La segunda es el fenómeno del Trumpismo a partir de 2016, que hunde sus raíces y su fortaleza no tanto en la personalidad apabullante del expresidente, sino en la movilización popular a través de todo el territorio norteamericano. Tengo para mí que los analistas no entienden el movimiento MAGA porque lo explican a partir de Trump, y no éste como catalizador de una respuesta al terrorismo cultural woke. El movimiento trumpista es, entre otras cosas, una reacción a la tendencia liberticida y versallesca de las oligarquías norteamericanas e internacionales.

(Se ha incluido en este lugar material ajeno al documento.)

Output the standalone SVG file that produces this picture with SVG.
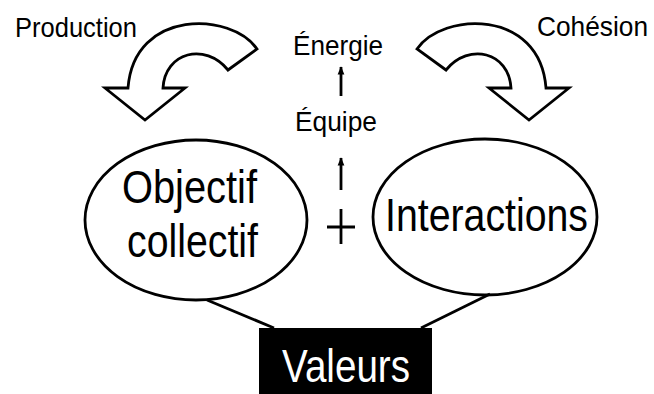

La tercera es una evolución de las otras dos: la revuelta educativa y cultural que en los últimos meses moviliza a familias enteras por todo el país. En este nuevo movimiento se unen tres cuestiones: la cuestión de la propiedad y del rechazo al Estado omnipresente impulsada por Obama y Biden; el rechazo de los padres al adoctrinamiento y la defensa de la familia contra la agresión woke; y la defensa de la libertad de opinión y de expresión frente a la agresividad ideológica contemporánea.

Con la perspectiva de más de dos décadas, podemos concluir que aquel 11-S terrorista y criminal ocultaba un 11-S que es aún pacífico, pero más grave en su alcance y consecuencias: el 11-S cultural. Más grave porque tiene su origen dentro mismo de la sociedad y de la cultura norteamericanas, y porque lejos de ser un problema de seguridad, constituye un problema existencial. Y sobre todo porque, con perspectiva histórica, sí amenaza con cambiar la naturaleza de los Estados Unidos o, simplemente de acabar con ella: no es seguridad, es supervivencia. Eso sí, a diferencia del 11-S de 2001, el 11-S cultural puede ser aún evitado.